Knudsen’s Bodil adopts Ida, a young, vulnerable Sandra Guldberg Kampp, and takes her under her wing where she’s forced to live with three violent, hyper-masculine older cousins who spend their mornings playing Call of Duty and their evenings at nightclubs and collecting money for the family. A favourite technique of their family to raise cash is to offer children of their targets lifts home from school in a rather chilling series of events – that led to them telling the child it was the family who picked them up. The parents know how easy it is for them to get their children. They know that the family knows where they live. And they take Ida along for the ride with them – a teenage girl with an injured arm looking for anywhere to belong.

However; it’s clear that Ida does not want to stay. She’s too afraid to talk with her support staff even once the police are involved, and she has to make a choice between family loyalty or snitching on her cousins after a tragic event puts them at odds. It’s a fascinating dilemma and director Jeanette Nordahl really does a good job at capturing multiple characters’ vulnerabilities – Carla Phillip Roder aces plenty of screentime, whilst demonstrating their strengths. Every moment is tense, keeping you on edge with a haunting score and an ending that isn’t afraid to be bold and fearless – this takes the concept of family loyalty and togetherness and pushes it to the extreme, utilising Nordahl’s experience as a second-unit director on the hit show Borgen.

The film is tightly paced and only runs for a lean ninety minutes. It signifies Nordahl as an instantly ambitious director who’s not afraid to go to dark places, I do have a couple of problems with the ending scenes as I do kind of feel it ends rather suddenly and rather bluntly, and could have used an epilogue after the fact – and whilst it lacks the thrills of Animal Kingdom it feels like a more reigned in, less larger-than-life approach.
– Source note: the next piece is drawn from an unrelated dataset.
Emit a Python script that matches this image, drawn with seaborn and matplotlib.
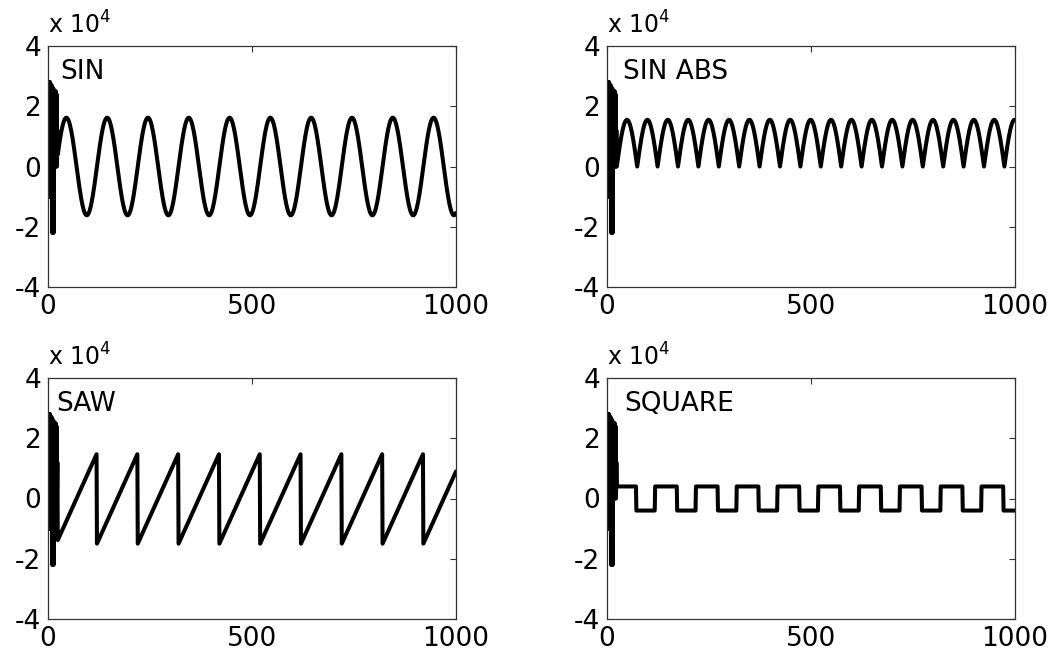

As a calling card to show what Jeanette Nordahl is capable of it’s a very impressive thriller that will keep you invested thanks to its uniquely riveting portrayal of the family dynamics at the core of the drama. I left the movie wanting to watch more of Sidse Babett Knudsen in this role, she makes the absolute most out of comparatively little screentime and always feels more scary, more terrifying and more threatening than any of her sons – who each get enough of their own identity to feel flawed and interesting humans – everyone in Wildland feels real and that’s what makes these circumstances all the more interesting. Rare has a coming of age story been this nihilistic.